Transcribe the listing that follows in full, omitting pictures.

____ Extracted information

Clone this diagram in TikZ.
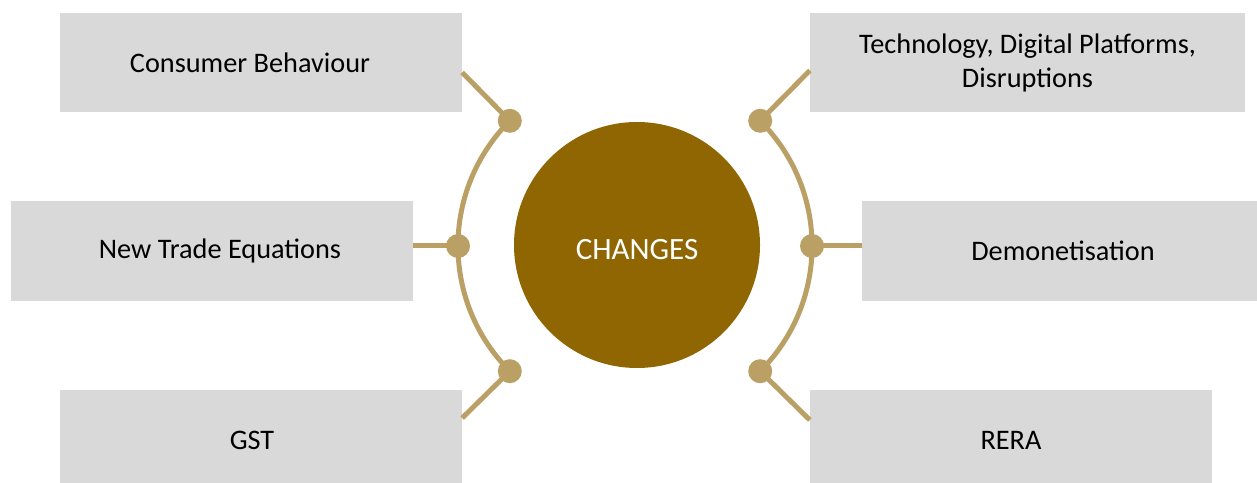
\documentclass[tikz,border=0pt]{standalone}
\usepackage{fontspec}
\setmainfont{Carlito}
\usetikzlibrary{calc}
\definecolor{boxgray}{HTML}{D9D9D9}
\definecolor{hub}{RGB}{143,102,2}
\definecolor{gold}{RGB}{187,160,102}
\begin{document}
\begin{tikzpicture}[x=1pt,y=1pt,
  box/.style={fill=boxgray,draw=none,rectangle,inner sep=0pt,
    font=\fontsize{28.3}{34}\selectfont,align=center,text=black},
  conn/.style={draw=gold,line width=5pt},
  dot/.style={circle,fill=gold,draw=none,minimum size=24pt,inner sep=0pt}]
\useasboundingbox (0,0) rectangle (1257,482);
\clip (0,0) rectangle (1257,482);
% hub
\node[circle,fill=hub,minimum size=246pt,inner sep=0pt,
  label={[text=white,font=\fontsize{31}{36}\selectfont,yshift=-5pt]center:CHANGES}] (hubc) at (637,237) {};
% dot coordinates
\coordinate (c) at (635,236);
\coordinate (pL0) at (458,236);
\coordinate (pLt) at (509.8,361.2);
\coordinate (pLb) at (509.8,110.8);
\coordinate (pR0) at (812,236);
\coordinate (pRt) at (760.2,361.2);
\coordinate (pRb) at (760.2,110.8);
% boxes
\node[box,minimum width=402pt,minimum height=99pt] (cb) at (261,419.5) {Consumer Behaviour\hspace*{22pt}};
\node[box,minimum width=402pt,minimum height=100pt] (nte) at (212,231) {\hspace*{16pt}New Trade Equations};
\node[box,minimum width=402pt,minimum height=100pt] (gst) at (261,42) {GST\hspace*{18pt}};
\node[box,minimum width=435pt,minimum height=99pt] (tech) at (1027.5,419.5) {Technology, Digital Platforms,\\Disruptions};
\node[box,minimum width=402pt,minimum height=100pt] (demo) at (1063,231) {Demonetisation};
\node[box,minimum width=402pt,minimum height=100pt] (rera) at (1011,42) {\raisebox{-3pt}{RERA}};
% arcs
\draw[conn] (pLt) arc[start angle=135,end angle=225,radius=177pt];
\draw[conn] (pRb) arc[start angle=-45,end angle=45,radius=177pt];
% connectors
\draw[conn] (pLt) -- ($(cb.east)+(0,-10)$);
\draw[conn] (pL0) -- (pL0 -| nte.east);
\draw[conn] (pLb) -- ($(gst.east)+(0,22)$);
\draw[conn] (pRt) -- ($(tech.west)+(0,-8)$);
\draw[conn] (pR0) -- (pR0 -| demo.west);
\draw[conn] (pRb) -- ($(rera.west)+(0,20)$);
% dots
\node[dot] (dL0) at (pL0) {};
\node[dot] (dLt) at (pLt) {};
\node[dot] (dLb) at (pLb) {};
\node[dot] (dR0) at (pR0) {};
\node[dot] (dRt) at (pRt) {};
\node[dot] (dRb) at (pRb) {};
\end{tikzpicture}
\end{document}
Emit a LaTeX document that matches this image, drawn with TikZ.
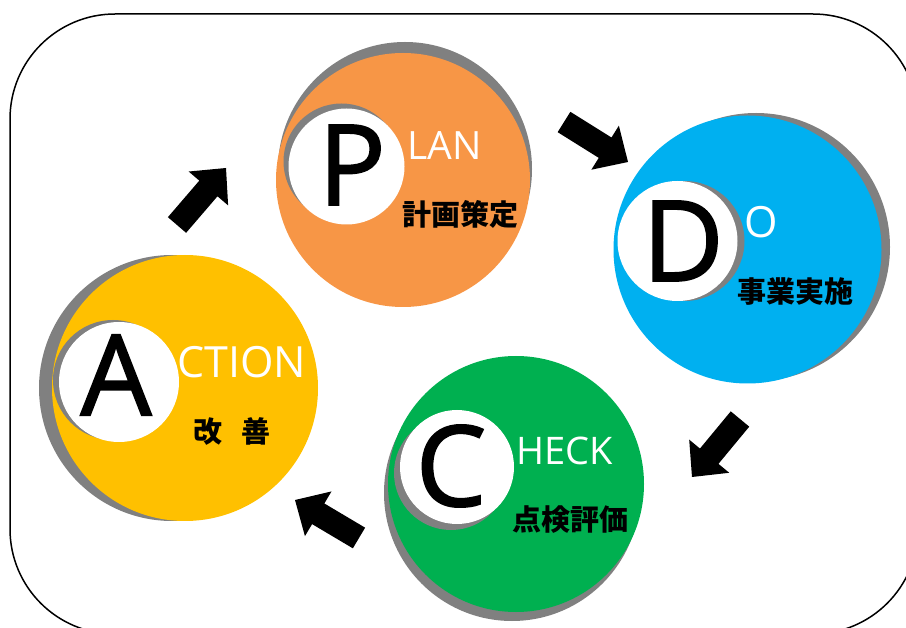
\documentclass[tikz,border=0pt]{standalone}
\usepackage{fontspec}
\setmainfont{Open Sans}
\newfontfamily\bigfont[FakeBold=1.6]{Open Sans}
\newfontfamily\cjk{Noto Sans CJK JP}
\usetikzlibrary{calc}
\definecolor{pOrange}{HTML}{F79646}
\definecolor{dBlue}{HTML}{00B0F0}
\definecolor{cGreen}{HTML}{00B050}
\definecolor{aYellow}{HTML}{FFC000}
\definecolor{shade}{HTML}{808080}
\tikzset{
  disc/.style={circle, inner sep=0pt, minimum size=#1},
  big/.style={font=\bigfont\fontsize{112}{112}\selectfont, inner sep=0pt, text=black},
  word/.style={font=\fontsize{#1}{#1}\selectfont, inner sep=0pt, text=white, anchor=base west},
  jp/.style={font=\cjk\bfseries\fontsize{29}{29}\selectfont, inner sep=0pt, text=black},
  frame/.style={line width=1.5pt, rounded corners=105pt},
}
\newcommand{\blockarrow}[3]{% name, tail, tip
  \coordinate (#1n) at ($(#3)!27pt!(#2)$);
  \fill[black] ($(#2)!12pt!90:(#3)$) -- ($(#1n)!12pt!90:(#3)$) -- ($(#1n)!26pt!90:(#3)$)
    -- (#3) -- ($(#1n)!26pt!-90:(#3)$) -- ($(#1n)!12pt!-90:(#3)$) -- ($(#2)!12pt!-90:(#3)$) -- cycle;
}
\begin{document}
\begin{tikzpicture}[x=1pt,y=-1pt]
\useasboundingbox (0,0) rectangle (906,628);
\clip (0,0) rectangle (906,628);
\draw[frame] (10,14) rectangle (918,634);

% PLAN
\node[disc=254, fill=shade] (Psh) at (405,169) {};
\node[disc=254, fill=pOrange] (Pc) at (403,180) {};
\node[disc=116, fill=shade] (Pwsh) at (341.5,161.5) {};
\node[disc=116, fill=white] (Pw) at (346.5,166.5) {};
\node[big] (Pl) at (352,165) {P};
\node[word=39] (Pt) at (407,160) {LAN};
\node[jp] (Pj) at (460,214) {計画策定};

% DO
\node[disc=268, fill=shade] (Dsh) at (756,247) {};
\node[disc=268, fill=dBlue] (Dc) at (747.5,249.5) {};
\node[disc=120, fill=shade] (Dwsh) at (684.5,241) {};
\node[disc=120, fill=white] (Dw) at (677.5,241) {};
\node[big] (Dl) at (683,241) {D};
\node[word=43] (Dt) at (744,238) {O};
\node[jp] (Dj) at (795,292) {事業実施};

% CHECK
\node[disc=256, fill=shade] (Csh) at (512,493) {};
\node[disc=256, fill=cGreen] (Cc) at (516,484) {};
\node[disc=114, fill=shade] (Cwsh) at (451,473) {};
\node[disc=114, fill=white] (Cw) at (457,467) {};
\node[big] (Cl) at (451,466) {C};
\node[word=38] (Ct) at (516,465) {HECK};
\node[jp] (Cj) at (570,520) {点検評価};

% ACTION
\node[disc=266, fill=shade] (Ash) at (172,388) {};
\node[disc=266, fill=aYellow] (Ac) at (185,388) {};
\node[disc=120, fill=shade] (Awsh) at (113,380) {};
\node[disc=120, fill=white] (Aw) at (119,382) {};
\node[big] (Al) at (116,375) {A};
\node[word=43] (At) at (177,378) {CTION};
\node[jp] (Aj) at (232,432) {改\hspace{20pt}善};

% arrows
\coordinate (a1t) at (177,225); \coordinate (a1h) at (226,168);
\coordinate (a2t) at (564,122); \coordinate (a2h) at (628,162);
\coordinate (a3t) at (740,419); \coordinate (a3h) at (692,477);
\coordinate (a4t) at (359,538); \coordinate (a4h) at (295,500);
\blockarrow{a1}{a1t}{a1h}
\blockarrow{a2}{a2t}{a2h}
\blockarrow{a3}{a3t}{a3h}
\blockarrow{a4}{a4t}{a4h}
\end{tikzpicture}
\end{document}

________

» **Reply**:
Clone this diagram in TikZ.
\documentclass[tikz,border=0pt]{standalone}
\usepackage{fontspec}
\setmainfont{Carlito}
\usetikzlibrary{calc}
\definecolor{boxgray}{HTML}{D9D9D9}
\definecolor{hub}{RGB}{143,102,2}
\definecolor{gold}{RGB}{187,160,102}
\begin{document}
\begin{tikzpicture}[x=1pt,y=1pt,
  box/.style={fill=boxgray,draw=none,rectangle,inner sep=0pt,
    font=\fontsize{28.3}{34}\selectfont,align=center,text=black},
  conn/.style={draw=gold,line width=5pt},
  dot/.style={circle,fill=gold,draw=none,minimum size=24pt,inner sep=0pt}]
\useasboundingbox (0,0) rectangle (1257,482);
\clip (0,0) rectangle (1257,482);
% hub
\node[circle,fill=hub,minimum size=246pt,inner sep=0pt,
  label={[text=white,font=\fontsize{31}{36}\selectfont,yshift=-5pt]center:CHANGES}] (hubc) at (637,237) {};
% dot coordinates
\coordinate (c) at (635,236);
\coordinate (pL0) at (458,236);
\coordinate (pLt) at (509.8,361.2);
\coordinate (pLb) at (509.8,110.8);
\coordinate (pR0) at (812,236);
\coordinate (pRt) at (760.2,361.2);
\coordinate (pRb) at (760.2,110.8);
% boxes
\node[box,minimum width=402pt,minimum height=99pt] (cb) at (261,419.5) {Consumer Behaviour\hspace*{22pt}};
\node[box,minimum width=402pt,minimum height=100pt] (nte) at (212,231) {\hspace*{16pt}New Trade Equations};
\node[box,minimum width=402pt,minimum height=100pt] (gst) at (261,42) {GST\hspace*{18pt}};
\node[box,minimum width=435pt,minimum height=99pt] (tech) at (1027.5,419.5) {Technology, Digital Platforms,\\Disruptions};
\node[box,minimum width=402pt,minimum height=100pt] (demo) at (1063,231) {Demonetisation};
\node[box,minimum width=402pt,minimum height=100pt] (rera) at (1011,42) {\raisebox{-3pt}{RERA}};
% arcs
\draw[conn] (pLt) arc[start angle=135,end angle=225,radius=177pt];
\draw[conn] (pRb) arc[start angle=-45,end angle=45,radius=177pt];
% connectors
\draw[conn] (pLt) -- ($(cb.east)+(0,-10)$);
\draw[conn] (pL0) -- (pL0 -| nte.east);
\draw[conn] (pLb) -- ($(gst.east)+(0,22)$);
\draw[conn] (pRt) -- ($(tech.west)+(0,-8)$);
\draw[conn] (pR0) -- (pR0 -| demo.west);
\draw[conn] (pRb) -- ($(rera.west)+(0,20)$);
% dots
\node[dot] (dL0) at (pL0) {};
\node[dot] (dLt) at (pLt) {};
\node[dot] (dLb) at (pLb) {};
\node[dot] (dR0) at (pR0) {};
\node[dot] (dRt) at (pRt) {};
\node[dot] (dRb) at (pRb) {};
\end{tikzpicture}
\end{document}
Emit a LaTeX document that matches this image, drawn with TikZ.
\documentclass[tikz,border=0pt]{standalone}
\usepackage{fontspec}
\setmainfont{Open Sans}
\newfontfamily\bigfont[FakeBold=1.6]{Open Sans}
\newfontfamily\cjk{Noto Sans CJK JP}
\usetikzlibrary{calc}
\definecolor{pOrange}{HTML}{F79646}
\definecolor{dBlue}{HTML}{00B0F0}
\definecolor{cGreen}{HTML}{00B050}
\definecolor{aYellow}{HTML}{FFC000}
\definecolor{shade}{HTML}{808080}
\tikzset{
  disc/.style={circle, inner sep=0pt, minimum size=#1},
  big/.style={font=\bigfont\fontsize{112}{112}\selectfont, inner sep=0pt, text=black},
  word/.style={font=\fontsize{#1}{#1}\selectfont, inner sep=0pt, text=white, anchor=base west},
  jp/.style={font=\cjk\bfseries\fontsize{29}{29}\selectfont, inner sep=0pt, text=black},
  frame/.style={line width=1.5pt, rounded corners=105pt},
}
\newcommand{\blockarrow}[3]{% name, tail, tip
  \coordinate (#1n) at ($(#3)!27pt!(#2)$);
  \fill[black] ($(#2)!12pt!90:(#3)$) -- ($(#1n)!12pt!90:(#3)$) -- ($(#1n)!26pt!90:(#3)$)
    -- (#3) -- ($(#1n)!26pt!-90:(#3)$) -- ($(#1n)!12pt!-90:(#3)$) -- ($(#2)!12pt!-90:(#3)$) -- cycle;
}
\begin{document}
\begin{tikzpicture}[x=1pt,y=-1pt]
\useasboundingbox (0,0) rectangle (906,628);
\clip (0,0) rectangle (906,628);
\draw[frame] (10,14) rectangle (918,634);

% PLAN
\node[disc=254, fill=shade] (Psh) at (405,169) {};
\node[disc=254, fill=pOrange] (Pc) at (403,180) {};
\node[disc=116, fill=shade] (Pwsh) at (341.5,161.5) {};
\node[disc=116, fill=white] (Pw) at (346.5,166.5) {};
\node[big] (Pl) at (352,165) {P};
\node[word=39] (Pt) at (407,160) {LAN};
\node[jp] (Pj) at (460,214) {計画策定};

% DO
\node[disc=268, fill=shade] (Dsh) at (756,247) {};
\node[disc=268, fill=dBlue] (Dc) at (747.5,249.5) {};
\node[disc=120, fill=shade] (Dwsh) at (684.5,241) {};
\node[disc=120, fill=white] (Dw) at (677.5,241) {};
\node[big] (Dl) at (683,241) {D};
\node[word=43] (Dt) at (744,238) {O};
\node[jp] (Dj) at (795,292) {事業実施};

% CHECK
\node[disc=256, fill=shade] (Csh) at (512,493) {};
\node[disc=256, fill=cGreen] (Cc) at (516,484) {};
\node[disc=114, fill=shade] (Cwsh) at (451,473) {};
\node[disc=114, fill=white] (Cw) at (457,467) {};
\node[big] (Cl) at (451,466) {C};
\node[word=38] (Ct) at (516,465) {HECK};
\node[jp] (Cj) at (570,520) {点検評価};

% ACTION
\node[disc=266, fill=shade] (Ash) at (172,388) {};
\node[disc=266, fill=aYellow] (Ac) at (185,388) {};
\node[disc=120, fill=shade] (Awsh) at (113,380) {};
\node[disc=120, fill=white] (Aw) at (119,382) {};
\node[big] (Al) at (116,375) {A};
\node[word=43] (At) at (177,378) {CTION};
\node[jp] (Aj) at (232,432) {改\hspace{20pt}善};

% arrows
\coordinate (a1t) at (177,225); \coordinate (a1h) at (226,168);
\coordinate (a2t) at (564,122); \coordinate (a2h) at (628,162);
\coordinate (a3t) at (740,419); \coordinate (a3h) at (692,477);
\coordinate (a4t) at (359,538); \coordinate (a4h) at (295,500);
\blockarrow{a1}{a1t}{a1h}
\blockarrow{a2}{a2t}{a2h}
\blockarrow{a3}{a3t}{a3h}
\blockarrow{a4}{a4t}{a4h}
\end{tikzpicture}
\end{document}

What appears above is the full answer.